The game gives fair warning that the best way to win a fight is not to participate, and that while avoiding conflict may not be the warrior’s way, it is in fact “the staying alive way.” Still, all those old habits are hard to break, and there’s admittedly a little ego involved in thinking that if I can just min/max my stats the right way I can in fact play this new RPG the way I’ve always done. Wrong. And the moment that finally dawned on me was when I realized I had to change those save file names.
I found myself in a dark, post-apocalyptic, Romanesque world, where thieving was a way of life. Consequently, every save I made involved some element of immediate danger.
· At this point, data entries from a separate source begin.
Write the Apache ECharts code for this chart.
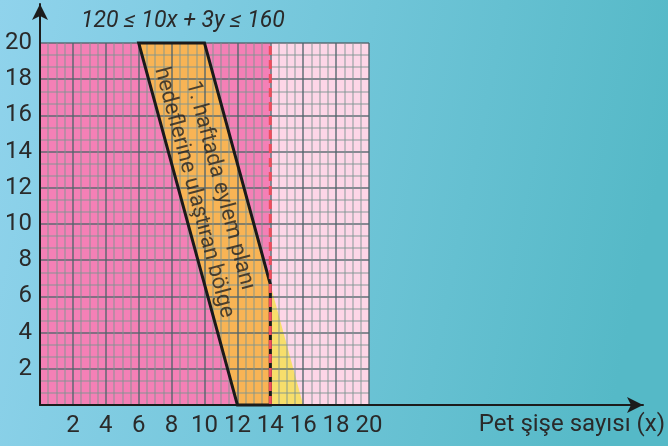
<!DOCTYPE html>
<html>
<head>
<meta charset="utf-8">
<script src="https://cdn.jsdelivr.net/npm/echarts@6/dist/echarts.min.js"></script>
<style>
html,body{margin:0;padding:0;}
#c{width:668px;height:446px;}
</style>
</head>
<body>
<div id="c"></div>
<script>
// ---- data ----
const xTicks = [2, 4, 6, 8, 10, 12, 14, 16, 18, 20];
const yTicks = [2, 4, 6, 8, 10, 12, 14, 16, 18, 20];
const strongZone = [0, 14];      // x-range, full height
const lightZone = [14, 20];
const goalRegion = [[6, 20], [10, 20], [14, 6.67], [14, 0], [12, 0]];
const overflowRegion = [[14, 6.67], [16, 0], [14, 0]];
const limitLine = [[14, 0], [14, 20]];
const labelAnchor = [10.15, 11.93];
const labelLines = ['1. haftada eylem planı', 'hedeflerine ulaştıran bölge'];
const titleText = '120 ≤ 10x + 3y ≤ 160';
const xAxisName = 'Pet şişe sayısı (x)';

const NUM_FONT = 'Roboto, sans-serif';
const chart = echarts.init(document.getElementById('c'));

function polygonSeries(points, style, z) {
  return {
    type: 'custom', xAxisIndex: 0, yAxisIndex: 0, z: z, silent: true,
    data: [0],
    renderItem: function (params, api) {
      return { type: 'polygon', shape: { points: points.map(p => api.coord(p)) }, style: style };
    }
  };
}

const option = {
  animation: false,
  backgroundColor: new echarts.graphic.LinearGradient(0, 0, 1, 0.3, [
    { offset: 0, color: '#90d3ec' }, { offset: 1, color: '#55b9c7' }
  ]),
  title: {
    text: titleText, left: 76, top: 5,
    textStyle: { fontFamily: 'Roboto', fontStyle: 'italic', fontWeight: 'normal', fontSize: 23, color: '#2a2a2a' }
  },
  grid: [
    { left: 40, right: 299, top: 43, bottom: 41 },
    { left: 40, right: 20, top: 4, bottom: 41 }
  ],
  xAxis: [
    {
      type: 'value', gridIndex: 0, min: 0, max: 20, interval: 2, z: 3,
      axisLine: { show: false }, axisTick: { show: false },
      axisLabel: {
        margin: 9, fontSize: 24, fontFamily: NUM_FONT, color: '#2a2a2a',
        formatter: v => xTicks.includes(v) ? String(v) : ''
      },
      splitLine: { show: true, lineStyle: { color: 'rgba(80,100,108,0.9)', width: 1.5 } },
      minorTick: { show: false, splitNumber: 4 },
      minorSplitLine: { show: true, lineStyle: { color: 'rgba(125,150,145,0.6)', width: 1.5 } }
    },
    {
      type: 'value', gridIndex: 1, min: 0, max: 1, z: 8,
      axisLine: { show: true, symbol: ['none', 'arrow'], symbolSize: [12, 16], lineStyle: { color: '#1c1c1c', width: 2 } },
      axisTick: { show: false }, axisLabel: { show: false }, splitLine: { show: false },
      name: xAxisName, nameLocation: 'end', nameGap: 22,
      nameTextStyle: { fontFamily: NUM_FONT, fontSize: 24, color: '#2a2a2a', align: 'right', verticalAlign: 'top', padding: [8, 0, 0, 0] }
    }
  ],
  yAxis: [
    {
      type: 'value', gridIndex: 0, min: 0, max: 20, interval: 2, z: 3,
      axisLine: { show: false }, axisTick: { show: false },
      axisLabel: {
        margin: 8, fontSize: 24, fontFamily: NUM_FONT, color: '#2a2a2a',
        formatter: v => yTicks.includes(v) ? String(v) : ''
      },
      splitLine: { show: true, lineStyle: { color: 'rgba(80,100,108,0.9)', width: 1.5 } },
      minorTick: { show: false, splitNumber: 3 },
      minorSplitLine: { show: true, lineStyle: { color: 'rgba(125,150,145,0.6)', width: 1.5 } }
    },
    {
      type: 'value', gridIndex: 1, min: 0, max: 1, z: 8,
      axisLine: { show: true, symbol: ['none', 'arrow'], symbolSize: [12, 16], lineStyle: { color: '#1c1c1c', width: 2 } },
      axisTick: { show: false }, axisLabel: { show: false }, splitLine: { show: false }
    }
  ],
  series: [
    {
      type: 'custom', xAxisIndex: 0, yAxisIndex: 0, z: 1, silent: true,
      data: [[strongZone[0], strongZone[1], 0], [lightZone[0], lightZone[1], 1]],
      renderItem: function (params, api) {
        const a = api.coord([api.value(0), 0]);
        const b = api.coord([api.value(1), 20]);
        return {
          type: 'rect',
          shape: { x: a[0], y: b[1], width: b[0] - a[0], height: a[1] - b[1] },
          style: { fill: api.value(2) === 0 ? '#f480b6' : '#fdd6e7' }
        };
      }
    },
    polygonSeries(goalRegion, { fill: '#f8b455' }, 2),
    polygonSeries(overflowRegion, { fill: 'rgba(247,222,100,0.95)' }, 2),
    polygonSeries(goalRegion, { fill: 'none', stroke: '#1a1a1a', lineWidth: 3, lineJoin: 'miter' }, 6),
    {
      type: 'line', xAxisIndex: 0, yAxisIndex: 0, z: 7, silent: true,
      data: limitLine, symbol: 'none',
      lineStyle: { color: '#ef4d5c', width: 3, type: [9, 5] }
    },
    {
      type: 'scatter', xAxisIndex: 0, yAxisIndex: 0, z: 9, silent: true,
      symbolSize: 0, data: [labelAnchor],
      label: {
        show: true, position: 'inside', rotate: -75,
        formatter: labelLines.join('\n'),
        fontFamily: 'Roboto', fontSize: 22, lineHeight: 27, color: '#222', align: 'center', verticalAlign: 'middle'
      }
    }
  ]
};
chart.setOption(option);
</script>
</body>
</html>
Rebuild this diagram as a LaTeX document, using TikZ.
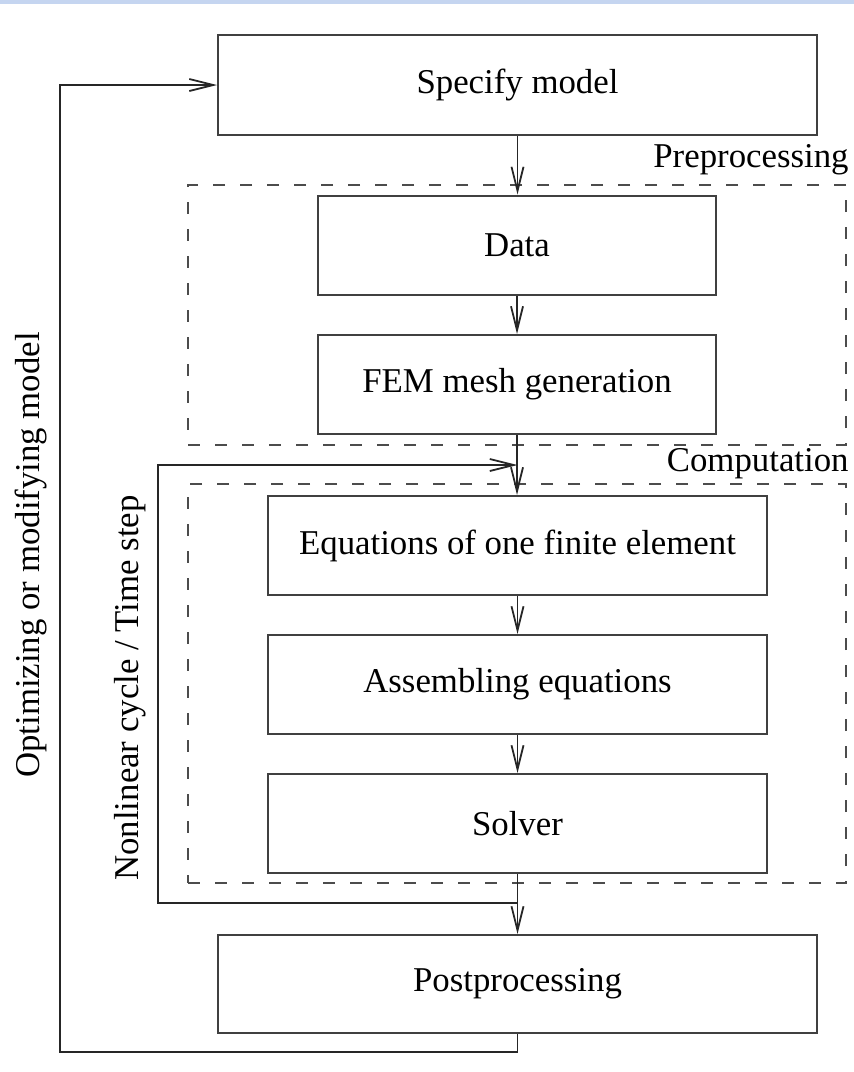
\documentclass[tikz,border=0pt]{standalone}
\usepackage{fontspec}
\setmainfont{Liberation Serif}
\usetikzlibrary{arrows.meta}
\usetikzlibrary{positioning}
\definecolor{band}{RGB}{197,213,240}

\begin{document}
\begin{tikzpicture}[x=0.5pt, y=-0.5pt,
        box/.style={draw=black!75, line width=1pt, minimum height=49.5pt, inner sep=0pt},
        group/.style={draw=black!70, line width=1pt, dash pattern=on 6pt off 7.5pt, inner sep=0pt},
        flow/.style={draw=black!85, line width=0.9pt, -{Straight Barb[length=12pt,width=6pt]}},
        every node/.style={font=\fontsize{17.4}{20}\selectfont}]
        % Canvas
        \fill[white] (0,0) rectangle (854,1072);
        \fill[band] (0,0) rectangle (854,4);
        \useasboundingbox (0,0) rectangle (854,1072);

        % Model
        \node[box, minimum width=299.5pt, minimum height=50pt] (spec) at (517.5,85) {Specify model};

        % Preprocessing
        \node[group, minimum width=329pt, minimum height=130pt] (pre) at (517,315) {};
        \node[anchor=base east, inner sep=0pt] (prelabel) at ([xshift=1pt, yshift=8.5pt]pre.north east) {Preprocessing};
        \node[box, minimum width=199pt] (data) at (517,245) {Data};
        \node[box, minimum width=199pt] (fem) at (517,384.5) {FEM mesh generation};

        % Computation
        \node[group, minimum width=329pt, minimum height=199.5pt] (comp) at (517,683.5) {};
        \node[anchor=base east, inner sep=0pt] (complabel) at ([xshift=1pt, yshift=6pt]comp.north east) {Computation};
        \node[box, minimum width=249.5pt] (elem) at (517.5,545.5) {Equations of one finite element};
        \node[box, minimum width=249.5pt] (assem) at (517.5,684.5) {Assembling equations};
        \node[box, minimum width=249.5pt] (solver) at (517.5,823.5) {Solver};

        % Results
        \node[box, minimum width=299.5pt, minimum height=49pt] (post) at (517.5,984) {Postprocessing};

        % Main flow
        \draw[flow] (spec.south) -- (spec.south |- data.north);
        \draw[flow] (data.south) -- (data.south |- fem.north);
        \draw[flow] (fem.south) -- (fem.south |- elem.north);
        \draw[flow] (elem) -- (assem);
        \draw[flow] (assem) -- (solver);
        \draw[flow] (solver) -- (post);

        % Inner loop
        \coordinate (fork) at (517.5,903);
        \coordinate (join) at (517.5,465);
        \coordinate (turn) at (158,903);
        \draw[flow] (fork) -- (turn) |- (join);
        \node[rotate=90] (innerlabel) at (130,688) {Nonlinear cycle / Time step};

        % Outer loop
        \coordinate (back) at (60,1052);
        \draw[flow] (post.south) |- (back) |- (spec.west);
        \node[rotate=90] (outerlabel) at (31,555) {Optimizing or modifying model};
\end{tikzpicture}
\end{document}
So rather than being moments few and far between where I was doing something risky, which I could revert back to later if I wanted a different outcome, I had to simply accept being in constant peril, parsing out those truly significant moments where outcomes were radically divergent.
Because the hazard of “walking down the street” happens so frequently (where you’re bound to encounter someone who intends you harm), I instead found myself marking the happenings of the world with phrases like, “negotiating,” “trading,” “crafting,” and “charming.” Those things bear much more significance in the world of Decadence, where conversations end more lives than your sword can, the coins in your purse are coveted by lying merchants who exaggerate the value and rarity of their “goods” and your ability to repair a small switch can lead to big treasure.
More often than not, I take to playing the good guy hero, where my strategy to succeed in an RPG is to find some form of sustainability – whether that’s health or mana regeneration, or even the ability to make my own healing supplies. As gamers we’ve been trained for years to anticipate conflict and injury, and to focus our efforts toward achievement in the combat arena. But after an unsuccessful attempt to live the honest life of an armor-clad, charismatic praetor, (who lost all his money and was thrown on a corpse heap countless times) I turned in my golden cloak. And for the first time ever I created a starting character who was shrewd, self-serving, prone to wearing black, and pretty good with a dagger. Who is still healthy (and wealthy) to this day.
Still under construction but available through Steam’s Early Access, The Age of Decadence strives to be the sort of RPG that changes the way you play the genre. Similar to the way that Dark Souls wowed gamers years ago by bringing difficult combat back into fashion, The Age of Decadence is making huge strides in creating a world so brutal that it’s impossible to be the knight in shining armor. It gives you something you’ve never experienced before, in a way that forces you to wake up, pay attention and adapt to the game world around you. I tried to resist the force of that change. But I’m glad I saved my game first, because as predicted, I died. Now, I encourage you to take on that same worthy and exhilarating challenge.